Planowanie wynikowe ściśle wiąże się z programami kształcenia, wychowawczymi, profilaktycznymi czy planem pracy wychowawczej, więc nie można tego zadania traktować oddzielnie. Podobnie jest z IPET-em, czyli indywidualnym programem edukacyjno-terapeutycznym dla dzieci z orzeczeniem specjalistycznym odpowiedniej poradni.

Kategoria "sprawozdania z wykonywanych zadań" obejmuje także niektóre z wcześniej wymienionych. Nauczyciel dyplomowany nie pisze okresowych sprawozdań z realizacji planu własnego rozwoju zawodowego, bo już jest "rozwinięty". Nie jest jasna kategoria "planu wynikowego", bo nie wiadomo, czego on dotyczy?

Jak poradzi sobie z wskazaniami wybranej lub wybranych kategorii badacz, żeby zanalizować ilościowo i jakościowe uzyskane dane?

Polecenie 8: Proszę ocenić, ile godzin w ramach 40-godzinnego czasu pracy w tygodniu zajmuje Pani/Panu sporządzanie/wypełnianie dokumentacji jest nonsensowne, gdyż - jak wspomniałem, nie każdy nauczyciel wypełnia tego samego rodzaju dokumenty i nie taką samą ich ilość. Przyznam szczerze, że nauczyciele domyślając się, jaka kryje się w tym poleceniu intencja, zaznaczą, że zajmuje im to powyżej 6 godzin tygodniowo.

Ostatnie polecenie nr 9 brzmi tak:

Proszę dokończyć wypowiedź, wskazując jej dopełnienie (A lub B) właściwie charakteryzujące warunki Państwa pracy: Poza realizacją godzin pensum najwięcej czasu w tygodniu pracy poświęcam:

a) przygotowaniu się do zajęć, samokształceniu i doskonaleniu zawodowemu.

b) sporządzaniu/wypełnianiu dokumentacji szkolnej.


Zapewne nauczyciele podkreślą odpowiedź a i b.

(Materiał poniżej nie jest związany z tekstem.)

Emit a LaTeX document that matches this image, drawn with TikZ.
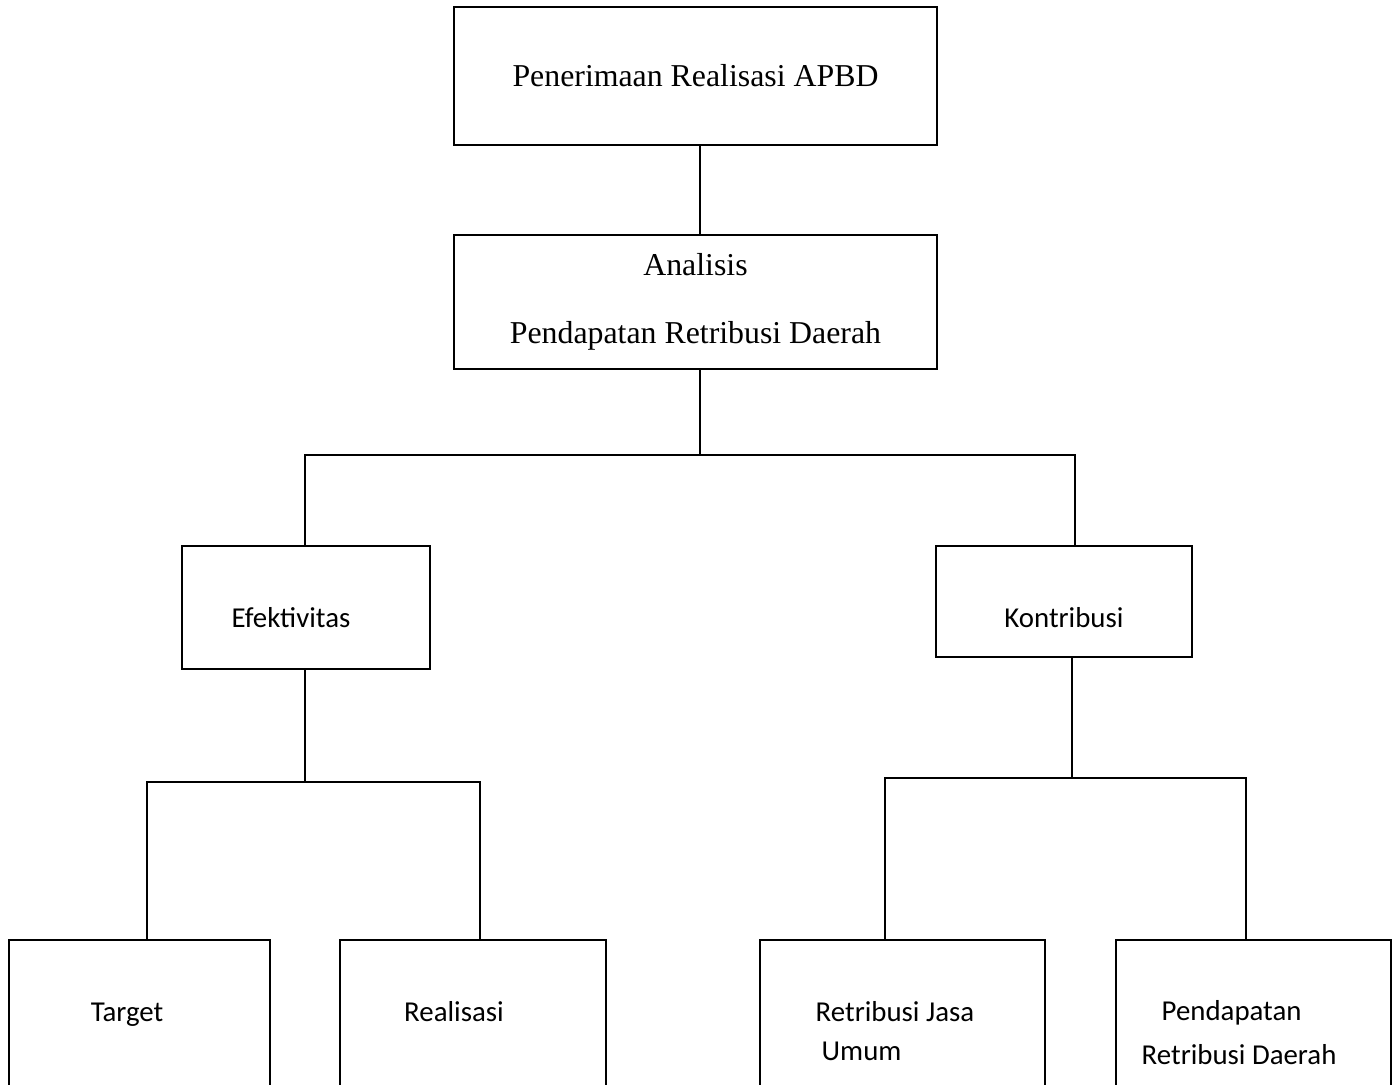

Nie znajdą tu A i B, co jest błędnym zapisem.

Nie wiem, ile osób wypełni tę ankietę? Jej wyniki możemy przewidzieć bez powyższego sondażu. Kwestionariusz ankiety został przygotowany intuicyjnie, bezmyślnie, a zatem nie pozwoli na ustalenie, czym jest dla nauczycieli biurokracja w szkole i jaki jest rzeczywisty zasięg oraz stopień jej występowania.

Nie dowiemy się z tego sondażu, jaki rodzaj dokumentów musi być wypełniany przez nauczycieli z mocy obowiązującego ich prawa a jaki jest pochodną wewnątrzszkolnych inicjatyw? Nie poznamy odpowiedzi na pytanie, które dokumenty są jednak ważne, potrzebne i pomocne w pracy nauczycieli, a które zupełnie zbędne?

Po raz kolejny przekonuję się, że za badanie opinii nauczycieli zabierają się osoby, które nie mają właściwego przygotowania. Ignorancja źle służy oświacie na każdym szczeblu zarządzania i w każdym jej zakresie. Szczególnie wówczas, kiedy strona sondująca jest w konflikcie z władzą.

Niepokojące jest to, że skorzystano z portalu oferującego szablonowe sondowanie opinii. Nie wiadomo zatem, kto i do czego wykorzysta dane respondentów oraz ich odpowiedzi na zadane pytania.